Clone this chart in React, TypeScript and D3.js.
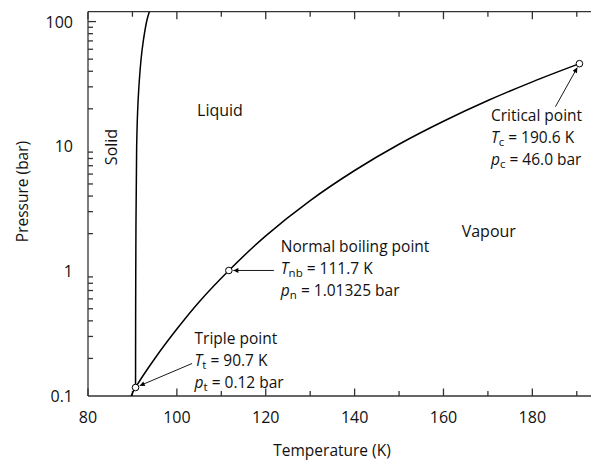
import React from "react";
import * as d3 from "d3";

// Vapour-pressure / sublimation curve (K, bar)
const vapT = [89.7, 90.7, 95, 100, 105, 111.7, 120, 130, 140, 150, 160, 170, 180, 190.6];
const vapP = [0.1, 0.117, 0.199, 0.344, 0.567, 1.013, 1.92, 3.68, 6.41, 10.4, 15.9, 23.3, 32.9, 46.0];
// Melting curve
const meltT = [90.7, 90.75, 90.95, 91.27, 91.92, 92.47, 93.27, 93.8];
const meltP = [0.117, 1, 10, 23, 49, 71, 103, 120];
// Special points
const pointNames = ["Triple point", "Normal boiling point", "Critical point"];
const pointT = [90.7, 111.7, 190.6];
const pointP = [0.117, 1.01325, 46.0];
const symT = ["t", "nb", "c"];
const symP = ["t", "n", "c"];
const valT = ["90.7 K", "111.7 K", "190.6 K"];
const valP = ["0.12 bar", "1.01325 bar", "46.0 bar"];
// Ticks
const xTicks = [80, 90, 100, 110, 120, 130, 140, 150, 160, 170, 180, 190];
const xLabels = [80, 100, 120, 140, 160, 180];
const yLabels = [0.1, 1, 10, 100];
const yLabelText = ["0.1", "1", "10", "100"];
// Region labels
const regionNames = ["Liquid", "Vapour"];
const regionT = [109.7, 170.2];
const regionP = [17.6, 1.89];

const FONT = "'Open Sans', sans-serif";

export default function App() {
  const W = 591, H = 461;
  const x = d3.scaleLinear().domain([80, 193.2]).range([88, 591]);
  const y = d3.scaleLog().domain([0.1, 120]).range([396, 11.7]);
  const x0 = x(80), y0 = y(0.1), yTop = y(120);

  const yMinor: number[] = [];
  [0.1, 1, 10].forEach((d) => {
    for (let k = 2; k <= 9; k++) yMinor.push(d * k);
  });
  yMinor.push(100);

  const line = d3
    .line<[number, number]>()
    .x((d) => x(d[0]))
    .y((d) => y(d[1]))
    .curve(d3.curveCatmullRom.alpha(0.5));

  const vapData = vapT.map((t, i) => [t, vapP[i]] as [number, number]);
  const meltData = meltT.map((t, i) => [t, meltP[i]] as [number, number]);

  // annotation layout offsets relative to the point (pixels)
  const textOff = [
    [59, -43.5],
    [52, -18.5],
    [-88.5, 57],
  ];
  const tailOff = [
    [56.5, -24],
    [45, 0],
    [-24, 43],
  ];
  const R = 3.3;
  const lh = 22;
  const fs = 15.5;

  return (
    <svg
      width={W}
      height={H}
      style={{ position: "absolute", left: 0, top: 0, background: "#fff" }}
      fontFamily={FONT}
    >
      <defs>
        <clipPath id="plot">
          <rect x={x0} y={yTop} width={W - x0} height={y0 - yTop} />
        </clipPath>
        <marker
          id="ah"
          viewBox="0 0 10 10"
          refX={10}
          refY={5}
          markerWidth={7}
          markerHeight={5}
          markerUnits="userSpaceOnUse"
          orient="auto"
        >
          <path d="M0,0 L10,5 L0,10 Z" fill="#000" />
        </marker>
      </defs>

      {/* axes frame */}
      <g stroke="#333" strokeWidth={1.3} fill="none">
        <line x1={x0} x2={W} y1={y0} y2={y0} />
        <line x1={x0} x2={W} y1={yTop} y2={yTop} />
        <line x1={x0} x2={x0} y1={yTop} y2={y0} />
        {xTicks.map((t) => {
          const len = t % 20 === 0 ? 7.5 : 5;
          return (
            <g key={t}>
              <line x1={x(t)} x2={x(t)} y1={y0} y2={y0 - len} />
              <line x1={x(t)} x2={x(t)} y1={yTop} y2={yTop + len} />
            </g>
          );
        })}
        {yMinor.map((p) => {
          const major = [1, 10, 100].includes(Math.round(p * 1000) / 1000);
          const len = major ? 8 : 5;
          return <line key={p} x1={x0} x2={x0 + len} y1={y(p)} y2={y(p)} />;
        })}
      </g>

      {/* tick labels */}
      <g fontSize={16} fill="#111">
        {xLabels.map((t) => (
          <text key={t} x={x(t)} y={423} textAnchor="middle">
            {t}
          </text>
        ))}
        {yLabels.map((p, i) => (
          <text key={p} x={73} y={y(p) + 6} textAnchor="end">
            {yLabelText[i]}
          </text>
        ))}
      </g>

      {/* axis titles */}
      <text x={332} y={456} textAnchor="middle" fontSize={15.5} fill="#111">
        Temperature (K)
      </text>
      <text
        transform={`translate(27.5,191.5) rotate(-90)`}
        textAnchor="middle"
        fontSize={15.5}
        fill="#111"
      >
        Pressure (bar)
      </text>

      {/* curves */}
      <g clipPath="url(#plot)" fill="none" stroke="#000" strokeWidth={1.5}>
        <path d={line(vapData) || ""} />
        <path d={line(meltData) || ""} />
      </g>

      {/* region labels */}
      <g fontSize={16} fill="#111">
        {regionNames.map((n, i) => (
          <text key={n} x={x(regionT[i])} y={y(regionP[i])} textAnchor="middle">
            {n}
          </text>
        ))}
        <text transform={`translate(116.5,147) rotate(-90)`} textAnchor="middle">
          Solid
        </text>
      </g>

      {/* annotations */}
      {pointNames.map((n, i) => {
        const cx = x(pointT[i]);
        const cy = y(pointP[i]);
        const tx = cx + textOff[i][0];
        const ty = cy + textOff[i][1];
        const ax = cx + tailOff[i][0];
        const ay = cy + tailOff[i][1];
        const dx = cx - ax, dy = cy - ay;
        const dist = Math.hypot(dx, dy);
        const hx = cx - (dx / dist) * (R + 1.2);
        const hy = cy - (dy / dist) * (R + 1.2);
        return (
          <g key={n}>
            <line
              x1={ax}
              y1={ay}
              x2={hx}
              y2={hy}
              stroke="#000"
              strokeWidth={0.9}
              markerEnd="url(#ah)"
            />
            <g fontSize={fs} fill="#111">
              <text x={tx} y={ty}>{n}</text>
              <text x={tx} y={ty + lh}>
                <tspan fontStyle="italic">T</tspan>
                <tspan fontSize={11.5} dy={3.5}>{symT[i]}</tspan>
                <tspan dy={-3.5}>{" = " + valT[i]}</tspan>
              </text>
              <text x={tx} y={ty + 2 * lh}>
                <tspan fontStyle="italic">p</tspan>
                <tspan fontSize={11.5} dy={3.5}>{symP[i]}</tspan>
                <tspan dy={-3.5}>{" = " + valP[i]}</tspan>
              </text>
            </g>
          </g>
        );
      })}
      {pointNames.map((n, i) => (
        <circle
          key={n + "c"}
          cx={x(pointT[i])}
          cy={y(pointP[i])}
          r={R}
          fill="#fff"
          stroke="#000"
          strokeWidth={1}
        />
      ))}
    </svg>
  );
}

****

▶ [TASK OBJECTIVE]: Copy out all of the material exactly as written, without its pictures.

▶ [RESPONSE TO THIS EXERCISE]:
Clone this chart in React, TypeScript and D3.js.
import React from "react";
import * as d3 from "d3";

// Vapour-pressure / sublimation curve (K, bar)
const vapT = [89.7, 90.7, 95, 100, 105, 111.7, 120, 130, 140, 150, 160, 170, 180, 190.6];
const vapP = [0.1, 0.117, 0.199, 0.344, 0.567, 1.013, 1.92, 3.68, 6.41, 10.4, 15.9, 23.3, 32.9, 46.0];
// Melting curve
const meltT = [90.7, 90.75, 90.95, 91.27, 91.92, 92.47, 93.27, 93.8];
const meltP = [0.117, 1, 10, 23, 49, 71, 103, 120];
// Special points
const pointNames = ["Triple point", "Normal boiling point", "Critical point"];
const pointT = [90.7, 111.7, 190.6];
const pointP = [0.117, 1.01325, 46.0];
const symT = ["t", "nb", "c"];
const symP = ["t", "n", "c"];
const valT = ["90.7 K", "111.7 K", "190.6 K"];
const valP = ["0.12 bar", "1.01325 bar", "46.0 bar"];
// Ticks
const xTicks = [80, 90, 100, 110, 120, 130, 140, 150, 160, 170, 180, 190];
const xLabels = [80, 100, 120, 140, 160, 180];
const yLabels = [0.1, 1, 10, 100];
const yLabelText = ["0.1", "1", "10", "100"];
// Region labels
const regionNames = ["Liquid", "Vapour"];
const regionT = [109.7, 170.2];
const regionP = [17.6, 1.89];

const FONT = "'Open Sans', sans-serif";

export default function App() {
  const W = 591, H = 461;
  const x = d3.scaleLinear().domain([80, 193.2]).range([88, 591]);
  const y = d3.scaleLog().domain([0.1, 120]).range([396, 11.7]);
  const x0 = x(80), y0 = y(0.1), yTop = y(120);

  const yMinor: number[] = [];
  [0.1, 1, 10].forEach((d) => {
    for (let k = 2; k <= 9; k++) yMinor.push(d * k);
  });
  yMinor.push(100);

  const line = d3
    .line<[number, number]>()
    .x((d) => x(d[0]))
    .y((d) => y(d[1]))
    .curve(d3.curveCatmullRom.alpha(0.5));

  const vapData = vapT.map((t, i) => [t, vapP[i]] as [number, number]);
  const meltData = meltT.map((t, i) => [t, meltP[i]] as [number, number]);

  // annotation layout offsets relative to the point (pixels)
  const textOff = [
    [59, -43.5],
    [52, -18.5],
    [-88.5, 57],
  ];
  const tailOff = [
    [56.5, -24],
    [45, 0],
    [-24, 43],
  ];
  const R = 3.3;
  const lh = 22;
  const fs = 15.5;

  return (
    <svg
      width={W}
      height={H}
      style={{ position: "absolute", left: 0, top: 0, background: "#fff" }}
      fontFamily={FONT}
    >
      <defs>
        <clipPath id="plot">
          <rect x={x0} y={yTop} width={W - x0} height={y0 - yTop} />
        </clipPath>
        <marker
          id="ah"
          viewBox="0 0 10 10"
          refX={10}
          refY={5}
          markerWidth={7}
          markerHeight={5}
          markerUnits="userSpaceOnUse"
          orient="auto"
        >
          <path d="M0,0 L10,5 L0,10 Z" fill="#000" />
        </marker>
      </defs>

      {/* axes frame */}
      <g stroke="#333" strokeWidth={1.3} fill="none">
        <line x1={x0} x2={W} y1={y0} y2={y0} />
        <line x1={x0} x2={W} y1={yTop} y2={yTop} />
        <line x1={x0} x2={x0} y1={yTop} y2={y0} />
        {xTicks.map((t) => {
          const len = t % 20 === 0 ? 7.5 : 5;
          return (
            <g key={t}>
              <line x1={x(t)} x2={x(t)} y1={y0} y2={y0 - len} />
              <line x1={x(t)} x2={x(t)} y1={yTop} y2={yTop + len} />
            </g>
          );
        })}
        {yMinor.map((p) => {
          const major = [1, 10, 100].includes(Math.round(p * 1000) / 1000);
          const len = major ? 8 : 5;
          return <line key={p} x1={x0} x2={x0 + len} y1={y(p)} y2={y(p)} />;
        })}
      </g>

      {/* tick labels */}
      <g fontSize={16} fill="#111">
        {xLabels.map((t) => (
          <text key={t} x={x(t)} y={423} textAnchor="middle">
            {t}
          </text>
        ))}
        {yLabels.map((p, i) => (
          <text key={p} x={73} y={y(p) + 6} textAnchor="end">
            {yLabelText[i]}
          </text>
        ))}
      </g>

      {/* axis titles */}
      <text x={332} y={456} textAnchor="middle" fontSize={15.5} fill="#111">
        Temperature (K)
      </text>
      <text
        transform={`translate(27.5,191.5) rotate(-90)`}
        textAnchor="middle"
        fontSize={15.5}
        fill="#111"
      >
        Pressure (bar)
      </text>

      {/* curves */}
      <g clipPath="url(#plot)" fill="none" stroke="#000" strokeWidth={1.5}>
        <path d={line(vapData) || ""} />
        <path d={line(meltData) || ""} />
      </g>

      {/* region labels */}
      <g fontSize={16} fill="#111">
        {regionNames.map((n, i) => (
          <text key={n} x={x(regionT[i])} y={y(regionP[i])} textAnchor="middle">
            {n}
          </text>
        ))}
        <text transform={`translate(116.5,147) rotate(-90)`} textAnchor="middle">
          Solid
        </text>
      </g>

      {/* annotations */}
      {pointNames.map((n, i) => {
        const cx = x(pointT[i]);
        const cy = y(pointP[i]);
        const tx = cx + textOff[i][0];
        const ty = cy + textOff[i][1];
        const ax = cx + tailOff[i][0];
        const ay = cy + tailOff[i][1];
        const dx = cx - ax, dy = cy - ay;
        const dist = Math.hypot(dx, dy);
        const hx = cx - (dx / dist) * (R + 1.2);
        const hy = cy - (dy / dist) * (R + 1.2);
        return (
          <g key={n}>
            <line
              x1={ax}
              y1={ay}
              x2={hx}
              y2={hy}
              stroke="#000"
              strokeWidth={0.9}
              markerEnd="url(#ah)"
            />
            <g fontSize={fs} fill="#111">
              <text x={tx} y={ty}>{n}</text>
              <text x={tx} y={ty + lh}>
                <tspan fontStyle="italic">T</tspan>
                <tspan fontSize={11.5} dy={3.5}>{symT[i]}</tspan>
                <tspan dy={-3.5}>{" = " + valT[i]}</tspan>
              </text>
              <text x={tx} y={ty + 2 * lh}>
                <tspan fontStyle="italic">p</tspan>
                <tspan fontSize={11.5} dy={3.5}>{symP[i]}</tspan>
                <tspan dy={-3.5}>{" = " + valP[i]}</tspan>
              </text>
            </g>
          </g>
        );
      })}
      {pointNames.map((n, i) => (
        <circle
          key={n + "c"}
          cx={x(pointT[i])}
          cy={y(pointP[i])}
          r={R}
          fill="#fff"
          stroke="#000"
          strokeWidth={1}
        />
      ))}
    </svg>
  );
}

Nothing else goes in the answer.